Она прихлынет и в наш предел
меж мёрзлых колод и шершавых плах,
неся в костях мезозойский мел,
поскрипывающий на зубах…
Здесь же — аллюзия на книгу Ходасевича «Путём зерна», и сам автор оказывается в центре фантасмагорического циклона:
и я здесь тоже на миг возник
в правом нижнем углу.
Последнее сообщение отсылает к распространённому приёму знаменитых европейских живописцев XVI–XVIII веков, изображавших себя в жанровой картине где-нибудь сбоку или в углу.

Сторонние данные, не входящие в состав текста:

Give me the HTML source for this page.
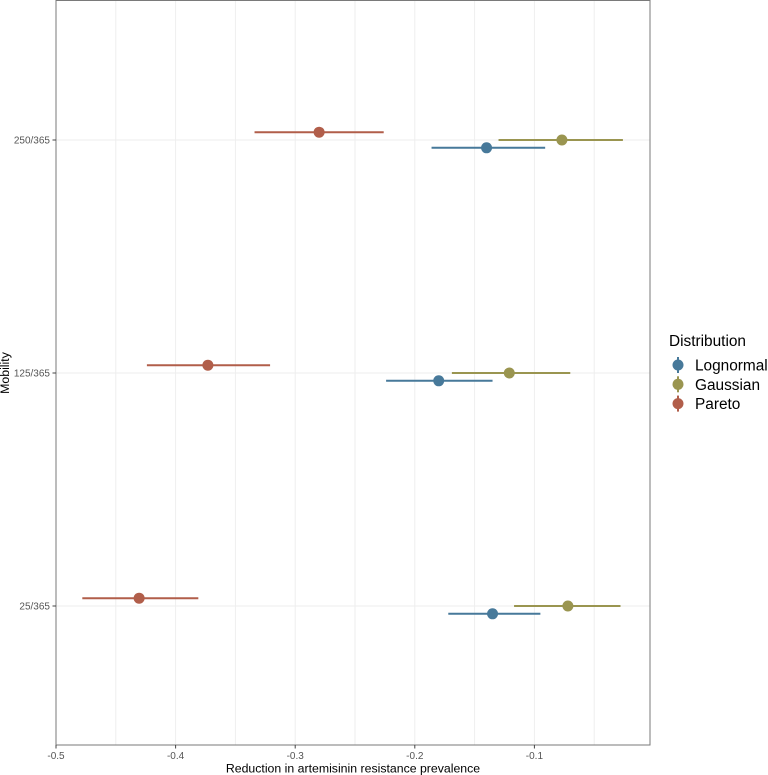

«В центре циклона» можно назвать программным стихотворением, но оно возникло не на пустом месте, ему предшествовали другие стихи, вдохновлённые той же философией: «На земле, на воде не оставишь следа…», «Никогда не пора…», «День начинается…», «Дно колодца мерцает, дробится — то ли…», «Я сослан в немоту, туда….», «В притихшем парке вдалеке…», «Как рыбы вплываем в пятно зари», «Прощай, прощай… Я не вернусь назад…», «Последний трамвай, золотой вагон…», «Дождь переходит в снег, а снег…», «Сплющенный меж мохнатой тьмой и колючим светом ты…», «Друзьям», «Вот он, вот он край…», «Звезда», «Как жука из коробки…», «Мыс Меганом», «Millennium», «У тебя ничего нет…», «Что-то вдруг промелькнёт в суете….».
В целом стоит отметить чрезвычайную требовательность поэта к себе: ни одной фальшивой ноты, ни одного необязательного слова или словесного выражения. Метафоры изысканны и неожиданны и свидетельствуют о его способности видеть невидимое:
Дальний выстрел в лесу
постоит на весу
и рассыплется в чащах и кущах…
А река всё течёт, передёргивая озябшей кожей…

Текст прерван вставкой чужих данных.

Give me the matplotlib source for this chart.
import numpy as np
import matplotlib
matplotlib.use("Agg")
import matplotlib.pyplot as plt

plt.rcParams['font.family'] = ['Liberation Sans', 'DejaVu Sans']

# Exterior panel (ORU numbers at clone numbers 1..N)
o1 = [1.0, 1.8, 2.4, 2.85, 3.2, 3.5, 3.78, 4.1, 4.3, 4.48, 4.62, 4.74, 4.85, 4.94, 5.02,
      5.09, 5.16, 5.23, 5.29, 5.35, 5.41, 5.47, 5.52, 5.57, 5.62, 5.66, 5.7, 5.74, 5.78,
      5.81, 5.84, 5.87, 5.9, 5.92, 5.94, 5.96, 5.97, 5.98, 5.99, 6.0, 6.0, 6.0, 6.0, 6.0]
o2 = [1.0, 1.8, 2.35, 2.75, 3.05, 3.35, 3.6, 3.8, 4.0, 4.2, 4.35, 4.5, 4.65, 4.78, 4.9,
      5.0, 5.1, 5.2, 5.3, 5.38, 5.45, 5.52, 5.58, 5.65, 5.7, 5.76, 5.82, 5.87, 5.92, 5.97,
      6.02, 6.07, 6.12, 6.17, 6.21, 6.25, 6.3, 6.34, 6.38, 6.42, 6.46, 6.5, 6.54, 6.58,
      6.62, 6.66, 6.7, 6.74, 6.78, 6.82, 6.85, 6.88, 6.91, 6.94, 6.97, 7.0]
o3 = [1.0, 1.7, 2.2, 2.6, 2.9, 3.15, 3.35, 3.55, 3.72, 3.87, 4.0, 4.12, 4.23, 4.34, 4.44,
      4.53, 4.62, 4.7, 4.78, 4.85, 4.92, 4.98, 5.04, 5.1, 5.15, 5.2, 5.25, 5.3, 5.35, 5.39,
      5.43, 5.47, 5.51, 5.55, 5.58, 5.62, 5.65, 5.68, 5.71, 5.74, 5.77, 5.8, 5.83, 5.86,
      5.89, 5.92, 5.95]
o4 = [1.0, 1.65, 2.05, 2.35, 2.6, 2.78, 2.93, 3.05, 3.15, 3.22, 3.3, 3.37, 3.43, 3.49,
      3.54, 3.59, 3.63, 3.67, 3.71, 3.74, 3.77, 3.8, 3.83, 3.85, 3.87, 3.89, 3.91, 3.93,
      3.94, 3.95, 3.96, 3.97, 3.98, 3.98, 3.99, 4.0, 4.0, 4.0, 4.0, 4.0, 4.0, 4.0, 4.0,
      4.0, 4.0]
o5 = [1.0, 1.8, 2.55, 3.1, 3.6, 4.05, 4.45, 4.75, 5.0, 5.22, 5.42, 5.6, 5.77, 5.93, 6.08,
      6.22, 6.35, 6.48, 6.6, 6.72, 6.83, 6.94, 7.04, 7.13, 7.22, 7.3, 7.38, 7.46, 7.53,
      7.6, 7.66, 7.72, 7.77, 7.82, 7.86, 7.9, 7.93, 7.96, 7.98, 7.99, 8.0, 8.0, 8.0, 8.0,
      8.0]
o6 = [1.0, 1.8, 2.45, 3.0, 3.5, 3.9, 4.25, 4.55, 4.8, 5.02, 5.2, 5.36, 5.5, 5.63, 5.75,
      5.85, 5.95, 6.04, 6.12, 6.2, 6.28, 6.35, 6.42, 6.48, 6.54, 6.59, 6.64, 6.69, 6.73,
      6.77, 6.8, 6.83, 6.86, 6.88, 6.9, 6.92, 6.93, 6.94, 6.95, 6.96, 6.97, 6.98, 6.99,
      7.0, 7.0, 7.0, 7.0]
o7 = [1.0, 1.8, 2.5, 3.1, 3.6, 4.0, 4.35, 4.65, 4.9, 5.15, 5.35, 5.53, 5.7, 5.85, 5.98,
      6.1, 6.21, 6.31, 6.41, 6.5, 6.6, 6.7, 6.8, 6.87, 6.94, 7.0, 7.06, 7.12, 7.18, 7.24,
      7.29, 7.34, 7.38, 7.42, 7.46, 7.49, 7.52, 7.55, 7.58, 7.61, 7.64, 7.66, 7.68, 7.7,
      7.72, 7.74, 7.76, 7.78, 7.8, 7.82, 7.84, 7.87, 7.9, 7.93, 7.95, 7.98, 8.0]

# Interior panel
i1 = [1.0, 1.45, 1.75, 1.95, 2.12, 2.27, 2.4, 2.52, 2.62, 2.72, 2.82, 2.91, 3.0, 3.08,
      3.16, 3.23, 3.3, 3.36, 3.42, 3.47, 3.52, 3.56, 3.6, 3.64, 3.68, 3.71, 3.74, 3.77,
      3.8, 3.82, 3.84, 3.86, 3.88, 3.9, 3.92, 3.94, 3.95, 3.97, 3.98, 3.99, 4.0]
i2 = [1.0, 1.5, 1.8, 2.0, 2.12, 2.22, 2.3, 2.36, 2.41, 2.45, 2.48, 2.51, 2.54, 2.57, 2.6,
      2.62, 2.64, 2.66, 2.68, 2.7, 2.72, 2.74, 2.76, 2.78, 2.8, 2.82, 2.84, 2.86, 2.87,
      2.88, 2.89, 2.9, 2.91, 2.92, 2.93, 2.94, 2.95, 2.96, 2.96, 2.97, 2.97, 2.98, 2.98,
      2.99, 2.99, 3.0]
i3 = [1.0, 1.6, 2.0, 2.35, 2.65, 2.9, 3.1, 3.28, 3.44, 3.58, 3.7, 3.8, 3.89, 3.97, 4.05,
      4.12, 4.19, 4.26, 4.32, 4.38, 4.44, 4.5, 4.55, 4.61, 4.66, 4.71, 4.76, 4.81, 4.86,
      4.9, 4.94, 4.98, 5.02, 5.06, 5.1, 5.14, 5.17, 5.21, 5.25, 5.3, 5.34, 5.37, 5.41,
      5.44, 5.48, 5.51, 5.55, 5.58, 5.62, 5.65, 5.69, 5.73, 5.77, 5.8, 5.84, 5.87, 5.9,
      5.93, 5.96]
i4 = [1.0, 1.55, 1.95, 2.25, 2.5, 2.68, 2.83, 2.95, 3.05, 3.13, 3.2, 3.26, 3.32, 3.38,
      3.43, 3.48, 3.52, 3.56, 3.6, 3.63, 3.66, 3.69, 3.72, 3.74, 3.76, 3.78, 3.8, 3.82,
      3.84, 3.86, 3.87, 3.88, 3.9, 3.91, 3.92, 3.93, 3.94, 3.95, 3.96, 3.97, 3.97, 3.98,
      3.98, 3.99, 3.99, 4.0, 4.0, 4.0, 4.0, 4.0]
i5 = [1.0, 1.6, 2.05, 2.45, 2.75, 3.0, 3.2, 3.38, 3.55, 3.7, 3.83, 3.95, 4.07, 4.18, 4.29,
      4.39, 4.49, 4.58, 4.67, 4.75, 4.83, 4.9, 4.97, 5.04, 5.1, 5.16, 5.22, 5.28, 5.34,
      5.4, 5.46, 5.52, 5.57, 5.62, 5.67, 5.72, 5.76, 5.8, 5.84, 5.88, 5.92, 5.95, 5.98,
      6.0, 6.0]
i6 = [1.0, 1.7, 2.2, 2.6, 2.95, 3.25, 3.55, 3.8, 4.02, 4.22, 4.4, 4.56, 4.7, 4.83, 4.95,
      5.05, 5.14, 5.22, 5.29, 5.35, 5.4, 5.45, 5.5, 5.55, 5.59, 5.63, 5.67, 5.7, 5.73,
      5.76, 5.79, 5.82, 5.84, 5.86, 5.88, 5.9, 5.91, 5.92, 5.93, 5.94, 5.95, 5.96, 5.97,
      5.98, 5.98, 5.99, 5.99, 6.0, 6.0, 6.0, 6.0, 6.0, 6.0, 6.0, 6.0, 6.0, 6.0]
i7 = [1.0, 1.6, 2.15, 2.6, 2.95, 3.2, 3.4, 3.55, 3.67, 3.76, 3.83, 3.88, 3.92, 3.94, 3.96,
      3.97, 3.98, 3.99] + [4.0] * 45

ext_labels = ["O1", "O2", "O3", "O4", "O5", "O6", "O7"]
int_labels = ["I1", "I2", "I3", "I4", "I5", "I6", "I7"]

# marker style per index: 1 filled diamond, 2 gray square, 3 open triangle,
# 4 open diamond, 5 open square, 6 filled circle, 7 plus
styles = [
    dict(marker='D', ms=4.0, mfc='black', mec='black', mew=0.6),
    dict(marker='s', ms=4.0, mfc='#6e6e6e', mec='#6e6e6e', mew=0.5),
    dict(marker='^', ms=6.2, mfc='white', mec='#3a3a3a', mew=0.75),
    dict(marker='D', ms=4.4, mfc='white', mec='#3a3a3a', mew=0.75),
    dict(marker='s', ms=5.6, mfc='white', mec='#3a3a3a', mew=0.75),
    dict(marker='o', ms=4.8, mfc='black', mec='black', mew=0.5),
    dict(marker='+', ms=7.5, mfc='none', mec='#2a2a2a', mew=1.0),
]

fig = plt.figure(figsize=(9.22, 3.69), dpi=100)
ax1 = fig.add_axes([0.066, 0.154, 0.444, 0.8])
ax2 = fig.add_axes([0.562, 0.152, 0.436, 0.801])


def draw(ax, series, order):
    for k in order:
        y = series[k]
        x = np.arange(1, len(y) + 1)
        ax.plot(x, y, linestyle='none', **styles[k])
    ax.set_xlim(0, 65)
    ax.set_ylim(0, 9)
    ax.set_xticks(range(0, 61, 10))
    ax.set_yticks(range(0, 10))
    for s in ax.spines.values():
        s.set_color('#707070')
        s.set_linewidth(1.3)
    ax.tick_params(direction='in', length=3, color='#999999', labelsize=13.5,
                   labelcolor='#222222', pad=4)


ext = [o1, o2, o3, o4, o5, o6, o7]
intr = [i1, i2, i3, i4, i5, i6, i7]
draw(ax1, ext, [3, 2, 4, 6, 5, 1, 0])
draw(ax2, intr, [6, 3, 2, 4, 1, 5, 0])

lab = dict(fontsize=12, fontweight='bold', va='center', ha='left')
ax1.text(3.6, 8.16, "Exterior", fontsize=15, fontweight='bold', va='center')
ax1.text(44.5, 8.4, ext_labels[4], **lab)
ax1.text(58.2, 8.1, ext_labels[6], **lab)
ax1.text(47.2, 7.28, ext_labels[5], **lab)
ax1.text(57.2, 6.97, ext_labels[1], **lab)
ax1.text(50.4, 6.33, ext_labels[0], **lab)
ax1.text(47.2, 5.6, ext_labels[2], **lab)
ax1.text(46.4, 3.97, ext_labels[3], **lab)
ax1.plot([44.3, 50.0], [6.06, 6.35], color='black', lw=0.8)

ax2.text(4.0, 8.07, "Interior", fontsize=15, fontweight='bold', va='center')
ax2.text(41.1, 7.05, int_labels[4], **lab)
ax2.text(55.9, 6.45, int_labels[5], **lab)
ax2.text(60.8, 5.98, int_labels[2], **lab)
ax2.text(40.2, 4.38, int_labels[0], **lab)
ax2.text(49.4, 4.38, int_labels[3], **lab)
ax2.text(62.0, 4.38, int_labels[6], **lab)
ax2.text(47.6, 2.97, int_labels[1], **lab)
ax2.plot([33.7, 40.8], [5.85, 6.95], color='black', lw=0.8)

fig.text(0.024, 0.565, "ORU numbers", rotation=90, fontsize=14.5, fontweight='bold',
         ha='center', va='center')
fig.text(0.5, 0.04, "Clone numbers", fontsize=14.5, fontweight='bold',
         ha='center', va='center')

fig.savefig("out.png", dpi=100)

…дробится луна на беззвучной покатой волне,
И рыбы плывут и луну задевают боками…
Входящие в книгу стихи ритмически разнообразны, некоторые представляют собой редкие вариации тонических размеров. Таких размеров в «Поэтическом корпусе русского языка» — не более сотни за период с середины XVIII века.
Виктор Есипов
1 М.: Эксмо, 2007.
2 М.: Союз российских писателей, 2016.
3 Из стихотворения «В центре циклона».
4 Из стихотворения «Дно колодца мерцает, дробится — то ли…».
5 Фридман И. «И стал я телом огня» (Натурфилософия в ситуации постмодерна), неопубликованное произведение, которое было любезно предоставлено автором нам для прочтения.